» WORK TO BE COMPLETED
Write the data out again in full, with no departure from the original.
**********
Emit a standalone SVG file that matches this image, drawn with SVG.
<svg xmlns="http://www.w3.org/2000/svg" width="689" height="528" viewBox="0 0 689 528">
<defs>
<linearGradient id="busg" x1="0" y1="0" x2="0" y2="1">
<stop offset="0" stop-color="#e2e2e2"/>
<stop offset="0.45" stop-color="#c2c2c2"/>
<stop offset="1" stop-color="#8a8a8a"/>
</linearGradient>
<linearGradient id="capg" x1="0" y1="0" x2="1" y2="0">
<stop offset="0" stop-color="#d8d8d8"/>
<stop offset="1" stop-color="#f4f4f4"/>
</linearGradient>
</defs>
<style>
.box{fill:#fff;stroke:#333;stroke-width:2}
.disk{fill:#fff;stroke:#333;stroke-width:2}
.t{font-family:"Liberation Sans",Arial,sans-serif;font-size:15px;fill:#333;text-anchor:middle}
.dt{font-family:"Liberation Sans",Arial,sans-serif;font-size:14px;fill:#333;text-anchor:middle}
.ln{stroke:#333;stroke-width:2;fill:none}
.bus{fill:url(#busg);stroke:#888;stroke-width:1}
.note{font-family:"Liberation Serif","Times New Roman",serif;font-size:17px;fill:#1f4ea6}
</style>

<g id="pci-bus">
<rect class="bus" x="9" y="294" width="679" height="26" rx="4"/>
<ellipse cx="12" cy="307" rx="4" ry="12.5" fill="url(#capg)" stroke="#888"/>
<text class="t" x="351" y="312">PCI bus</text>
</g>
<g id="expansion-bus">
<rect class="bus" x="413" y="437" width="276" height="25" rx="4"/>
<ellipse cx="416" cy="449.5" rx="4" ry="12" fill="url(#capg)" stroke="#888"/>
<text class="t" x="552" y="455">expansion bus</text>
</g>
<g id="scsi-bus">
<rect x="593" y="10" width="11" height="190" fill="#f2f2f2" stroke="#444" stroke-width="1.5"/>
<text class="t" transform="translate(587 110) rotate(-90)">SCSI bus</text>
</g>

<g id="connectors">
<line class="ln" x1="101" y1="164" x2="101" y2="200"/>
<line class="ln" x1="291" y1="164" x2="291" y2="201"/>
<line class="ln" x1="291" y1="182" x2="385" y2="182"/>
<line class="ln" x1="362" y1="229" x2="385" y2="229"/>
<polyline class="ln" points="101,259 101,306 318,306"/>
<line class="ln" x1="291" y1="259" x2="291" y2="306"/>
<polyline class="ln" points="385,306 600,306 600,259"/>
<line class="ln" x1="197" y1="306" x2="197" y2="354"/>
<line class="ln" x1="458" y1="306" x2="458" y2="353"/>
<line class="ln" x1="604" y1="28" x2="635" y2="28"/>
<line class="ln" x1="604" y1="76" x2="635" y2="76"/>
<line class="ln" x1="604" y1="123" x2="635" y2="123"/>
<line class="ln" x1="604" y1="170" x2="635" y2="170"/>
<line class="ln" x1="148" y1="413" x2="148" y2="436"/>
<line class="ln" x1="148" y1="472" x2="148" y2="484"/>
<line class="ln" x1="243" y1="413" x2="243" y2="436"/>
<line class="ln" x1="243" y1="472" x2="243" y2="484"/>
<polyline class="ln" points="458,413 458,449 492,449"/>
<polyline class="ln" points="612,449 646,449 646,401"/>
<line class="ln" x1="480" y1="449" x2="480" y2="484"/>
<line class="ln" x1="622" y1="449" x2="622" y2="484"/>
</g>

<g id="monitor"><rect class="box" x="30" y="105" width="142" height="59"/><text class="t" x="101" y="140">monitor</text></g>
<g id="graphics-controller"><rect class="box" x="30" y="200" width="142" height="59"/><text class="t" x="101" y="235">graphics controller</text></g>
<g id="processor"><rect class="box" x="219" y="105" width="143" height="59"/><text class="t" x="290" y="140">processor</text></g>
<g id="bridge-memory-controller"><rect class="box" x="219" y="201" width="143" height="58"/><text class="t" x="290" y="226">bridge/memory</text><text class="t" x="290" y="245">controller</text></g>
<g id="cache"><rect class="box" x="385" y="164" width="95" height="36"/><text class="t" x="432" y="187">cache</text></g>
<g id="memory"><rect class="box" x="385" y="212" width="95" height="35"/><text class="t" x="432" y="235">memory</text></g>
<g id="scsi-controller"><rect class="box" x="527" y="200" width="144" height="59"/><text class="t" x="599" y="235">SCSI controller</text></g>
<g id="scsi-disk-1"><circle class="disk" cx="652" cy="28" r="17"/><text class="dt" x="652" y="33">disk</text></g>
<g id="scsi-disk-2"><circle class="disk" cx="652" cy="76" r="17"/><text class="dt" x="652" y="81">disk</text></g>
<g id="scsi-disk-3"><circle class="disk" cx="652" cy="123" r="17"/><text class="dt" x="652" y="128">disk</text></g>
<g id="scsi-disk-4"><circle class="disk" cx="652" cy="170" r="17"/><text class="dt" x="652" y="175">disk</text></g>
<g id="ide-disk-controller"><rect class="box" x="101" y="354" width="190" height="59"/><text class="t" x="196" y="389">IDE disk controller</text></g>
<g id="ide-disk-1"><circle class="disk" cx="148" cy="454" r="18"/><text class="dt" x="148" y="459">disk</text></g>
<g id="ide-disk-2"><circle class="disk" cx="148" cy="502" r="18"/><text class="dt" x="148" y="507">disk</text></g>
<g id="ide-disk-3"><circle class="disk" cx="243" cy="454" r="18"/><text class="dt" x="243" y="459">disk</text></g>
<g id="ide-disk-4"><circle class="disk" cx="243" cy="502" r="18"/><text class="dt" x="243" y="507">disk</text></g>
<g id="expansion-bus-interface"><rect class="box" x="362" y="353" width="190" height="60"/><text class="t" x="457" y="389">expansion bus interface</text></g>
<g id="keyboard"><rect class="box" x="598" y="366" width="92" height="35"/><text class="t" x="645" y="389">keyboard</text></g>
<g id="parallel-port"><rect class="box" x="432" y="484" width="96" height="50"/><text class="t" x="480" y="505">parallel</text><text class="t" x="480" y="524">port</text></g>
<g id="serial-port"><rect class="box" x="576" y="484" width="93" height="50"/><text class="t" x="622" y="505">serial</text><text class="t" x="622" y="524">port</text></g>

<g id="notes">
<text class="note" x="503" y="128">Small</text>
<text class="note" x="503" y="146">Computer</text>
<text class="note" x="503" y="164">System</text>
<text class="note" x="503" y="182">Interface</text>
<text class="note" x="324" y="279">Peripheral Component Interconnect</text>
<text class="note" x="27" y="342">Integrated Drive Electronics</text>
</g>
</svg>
**********
» ANSWER TO THIS PROBLEM
Emit a standalone SVG file that matches this image, drawn with SVG.
<svg xmlns="http://www.w3.org/2000/svg" width="689" height="528" viewBox="0 0 689 528">
<defs>
<linearGradient id="busg" x1="0" y1="0" x2="0" y2="1">
<stop offset="0" stop-color="#e2e2e2"/>
<stop offset="0.45" stop-color="#c2c2c2"/>
<stop offset="1" stop-color="#8a8a8a"/>
</linearGradient>
<linearGradient id="capg" x1="0" y1="0" x2="1" y2="0">
<stop offset="0" stop-color="#d8d8d8"/>
<stop offset="1" stop-color="#f4f4f4"/>
</linearGradient>
</defs>
<style>
.box{fill:#fff;stroke:#333;stroke-width:2}
.disk{fill:#fff;stroke:#333;stroke-width:2}
.t{font-family:"Liberation Sans",Arial,sans-serif;font-size:15px;fill:#333;text-anchor:middle}
.dt{font-family:"Liberation Sans",Arial,sans-serif;font-size:14px;fill:#333;text-anchor:middle}
.ln{stroke:#333;stroke-width:2;fill:none}
.bus{fill:url(#busg);stroke:#888;stroke-width:1}
.note{font-family:"Liberation Serif","Times New Roman",serif;font-size:17px;fill:#1f4ea6}
</style>

<g id="pci-bus">
<rect class="bus" x="9" y="294" width="679" height="26" rx="4"/>
<ellipse cx="12" cy="307" rx="4" ry="12.5" fill="url(#capg)" stroke="#888"/>
<text class="t" x="351" y="312">PCI bus</text>
</g>
<g id="expansion-bus">
<rect class="bus" x="413" y="437" width="276" height="25" rx="4"/>
<ellipse cx="416" cy="449.5" rx="4" ry="12" fill="url(#capg)" stroke="#888"/>
<text class="t" x="552" y="455">expansion bus</text>
</g>
<g id="scsi-bus">
<rect x="593" y="10" width="11" height="190" fill="#f2f2f2" stroke="#444" stroke-width="1.5"/>
<text class="t" transform="translate(587 110) rotate(-90)">SCSI bus</text>
</g>

<g id="connectors">
<line class="ln" x1="101" y1="164" x2="101" y2="200"/>
<line class="ln" x1="291" y1="164" x2="291" y2="201"/>
<line class="ln" x1="291" y1="182" x2="385" y2="182"/>
<line class="ln" x1="362" y1="229" x2="385" y2="229"/>
<polyline class="ln" points="101,259 101,306 318,306"/>
<line class="ln" x1="291" y1="259" x2="291" y2="306"/>
<polyline class="ln" points="385,306 600,306 600,259"/>
<line class="ln" x1="197" y1="306" x2="197" y2="354"/>
<line class="ln" x1="458" y1="306" x2="458" y2="353"/>
<line class="ln" x1="604" y1="28" x2="635" y2="28"/>
<line class="ln" x1="604" y1="76" x2="635" y2="76"/>
<line class="ln" x1="604" y1="123" x2="635" y2="123"/>
<line class="ln" x1="604" y1="170" x2="635" y2="170"/>
<line class="ln" x1="148" y1="413" x2="148" y2="436"/>
<line class="ln" x1="148" y1="472" x2="148" y2="484"/>
<line class="ln" x1="243" y1="413" x2="243" y2="436"/>
<line class="ln" x1="243" y1="472" x2="243" y2="484"/>
<polyline class="ln" points="458,413 458,449 492,449"/>
<polyline class="ln" points="612,449 646,449 646,401"/>
<line class="ln" x1="480" y1="449" x2="480" y2="484"/>
<line class="ln" x1="622" y1="449" x2="622" y2="484"/>
</g>

<g id="monitor"><rect class="box" x="30" y="105" width="142" height="59"/><text class="t" x="101" y="140">monitor</text></g>
<g id="graphics-controller"><rect class="box" x="30" y="200" width="142" height="59"/><text class="t" x="101" y="235">graphics controller</text></g>
<g id="processor"><rect class="box" x="219" y="105" width="143" height="59"/><text class="t" x="290" y="140">processor</text></g>
<g id="bridge-memory-controller"><rect class="box" x="219" y="201" width="143" height="58"/><text class="t" x="290" y="226">bridge/memory</text><text class="t" x="290" y="245">controller</text></g>
<g id="cache"><rect class="box" x="385" y="164" width="95" height="36"/><text class="t" x="432" y="187">cache</text></g>
<g id="memory"><rect class="box" x="385" y="212" width="95" height="35"/><text class="t" x="432" y="235">memory</text></g>
<g id="scsi-controller"><rect class="box" x="527" y="200" width="144" height="59"/><text class="t" x="599" y="235">SCSI controller</text></g>
<g id="scsi-disk-1"><circle class="disk" cx="652" cy="28" r="17"/><text class="dt" x="652" y="33">disk</text></g>
<g id="scsi-disk-2"><circle class="disk" cx="652" cy="76" r="17"/><text class="dt" x="652" y="81">disk</text></g>
<g id="scsi-disk-3"><circle class="disk" cx="652" cy="123" r="17"/><text class="dt" x="652" y="128">disk</text></g>
<g id="scsi-disk-4"><circle class="disk" cx="652" cy="170" r="17"/><text class="dt" x="652" y="175">disk</text></g>
<g id="ide-disk-controller"><rect class="box" x="101" y="354" width="190" height="59"/><text class="t" x="196" y="389">IDE disk controller</text></g>
<g id="ide-disk-1"><circle class="disk" cx="148" cy="454" r="18"/><text class="dt" x="148" y="459">disk</text></g>
<g id="ide-disk-2"><circle class="disk" cx="148" cy="502" r="18"/><text class="dt" x="148" y="507">disk</text></g>
<g id="ide-disk-3"><circle class="disk" cx="243" cy="454" r="18"/><text class="dt" x="243" y="459">disk</text></g>
<g id="ide-disk-4"><circle class="disk" cx="243" cy="502" r="18"/><text class="dt" x="243" y="507">disk</text></g>
<g id="expansion-bus-interface"><rect class="box" x="362" y="353" width="190" height="60"/><text class="t" x="457" y="389">expansion bus interface</text></g>
<g id="keyboard"><rect class="box" x="598" y="366" width="92" height="35"/><text class="t" x="645" y="389">keyboard</text></g>
<g id="parallel-port"><rect class="box" x="432" y="484" width="96" height="50"/><text class="t" x="480" y="505">parallel</text><text class="t" x="480" y="524">port</text></g>
<g id="serial-port"><rect class="box" x="576" y="484" width="93" height="50"/><text class="t" x="622" y="505">serial</text><text class="t" x="622" y="524">port</text></g>

<g id="notes">
<text class="note" x="503" y="128">Small</text>
<text class="note" x="503" y="146">Computer</text>
<text class="note" x="503" y="164">System</text>
<text class="note" x="503" y="182">Interface</text>
<text class="note" x="324" y="279">Peripheral Component Interconnect</text>
<text class="note" x="27" y="342">Integrated Drive Electronics</text>
</g>
</svg>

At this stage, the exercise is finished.